Don't Complain - Stay Positive

I am seeing more and more of this each day and it's worrisome. Complaining about things on the internet will not solve the issues you're complaining about. I am mostly seeing this from people who are upset about their reach on FB and IG. Posting on X or Threads about the lack of reach or interactions you're getting on FB and IG is not going to solve the issue. It's not like the heads of those companies are just going to wake up one day and change everything back to how it was 10 yrs ago, they can't. Even if they did, let's just imagine they decided they would show all content to all followers (or at least put it in your newsfeed). Darren (me) has 30K followers on IG and each one of those followers follows 500-2000 other accounts. Even if only 500 of those 2000 people posted that day, are you going to scroll through 500 images in a single session? Maybe you would, but I am guessing most won't. So you put your phone down and go back to work for another 4 hours. When you get home you decided to scroll through IG again and now another 849 people have posted. So my post I posted at 6am is not being seen by anyone because it's too far down in everyone's newsfeed. Timing is crucial as we want to post when we feel most people are online. The fact is simply this - there is too much content to share to everyone. My suggestion for IG is go through the accounts you follow, unfollow all the accounts you don't interact with, click the bell next to the name of the accounts you don't want to miss. This will send you a notification each time they post.

I understand we all have a lot going on and being a part of the social media conglomerate isn't an easy thing to do at times, yet here we are.
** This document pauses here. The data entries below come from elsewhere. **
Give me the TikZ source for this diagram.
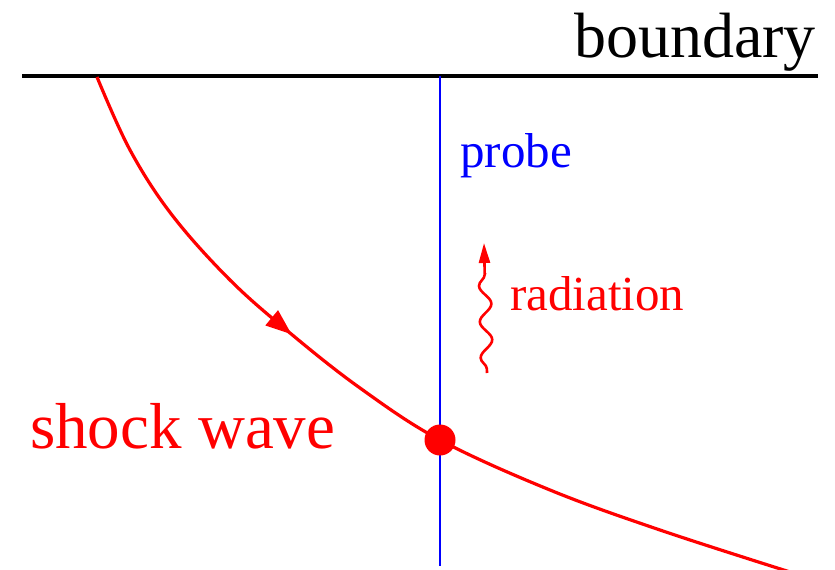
\documentclass[tikz,border=0pt]{standalone}
\usepackage{fontspec}
\setmainfont{Liberation Serif}
\usetikzlibrary{arrows.meta,decorations.pathmorphing,decorations.markings}
\tikzset{
  lbl/.style={inner sep=0pt, anchor=base west},
  shockline/.style={red, line width=3.2pt},
}
\begin{document}
\begin{tikzpicture}[x=1pt,y=-1pt]
\useasboundingbox (0,0) rectangle (835,570);
% boundary
\coordinate (bl) at (22,76);
\coordinate (br) at (818,76);
\draw[line width=3.8pt] (bl) -- (br);
\node[lbl, anchor=base east, font=\fontsize{64}{70}\selectfont] (boundary) at (816,57) {boundary};
% probe
\coordinate (pt) at (440,76);
\coordinate (pb) at (440,566);
\draw[blue, line width=2.2pt] (pt) -- (pb);
\node[lbl, blue, font=\fontsize{49}{55}\selectfont] (probe) at (460,167) {probe};
% shock wave
\draw[shockline, postaction={decorate},
  decoration={markings, mark=at position 0.37 with {\arrow{Triangle[length=26pt,width=19pt]}}}]
  plot[smooth, tension=0.6] coordinates {(97,77) (130,150) (172,215) (230,280) (290,333) (360,388) (440,440) (550,490) (660,530) (790,572)};
\node[circle, fill=red, inner sep=0pt, minimum size=31pt] (dot) at (440,440) {};
\node[lbl, red, font=\fontsize{65}{70}\selectfont] (shock) at (30,448) {shock wave};
% radiation
\coordinate (rs) at (487,373);
\coordinate (re) at (484,243);
\draw[red, line width=2.6pt, -{Triangle[length=20pt,width=11pt]},
  decorate, decoration={snake, amplitude=6pt, segment length=36pt, pre length=4pt, post length=22pt}]
  (rs) -- (re);
\node[lbl, red, font=\fontsize{49}{55}\selectfont] (rad) at (510,310) {radiation};
\end{tikzpicture}
\end{document}
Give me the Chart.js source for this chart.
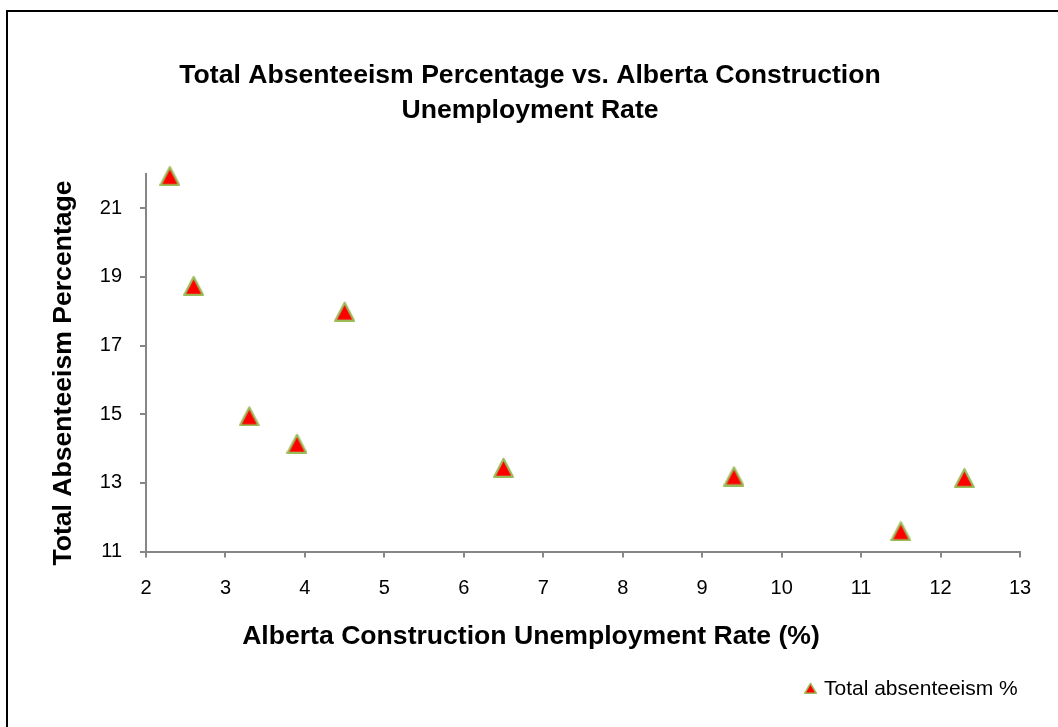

We really need to focus on us and decide how we can make our social media experience better for both us and others. I do believe that social media is partly responsible for mental health issues in a lot of people. Whether diagnosed or not, it plays on our emotions based on our choices and how we interact. I'd personally rather hear about people getting help and talking to friends (privately) or with a counselor/therapist who will listen and help them work through these things rather than to them come onto social media and complain to an empty void about things that are beyond their control.

Hopefully these are some things we can all remind ourselves of when we are on social media to help make it a better experience for everyone.

Thank you for taking the time to read, have a great day & see you on the web.



Great thoughts to consider, and be considerate. Thanks!

Apr 19
Replying to

Thanks Phil! Glad you enjoyed it


Thanks, Darren, good advice!

Apr 19
Replying to

Thanks Tony. Thank for taking the time to read


Great topic and a necessary periodic reminder. Back in the early days of socmed we would hold classes on techniques similar to these always reminding folks that what you put out there and how you interact defines you to your audience. You are building and reinforcing your brand. Managing your reputation.

Apr 19
Replying to

Thanks Tony!!! Appreciate the kind words!! Let’s go shoot.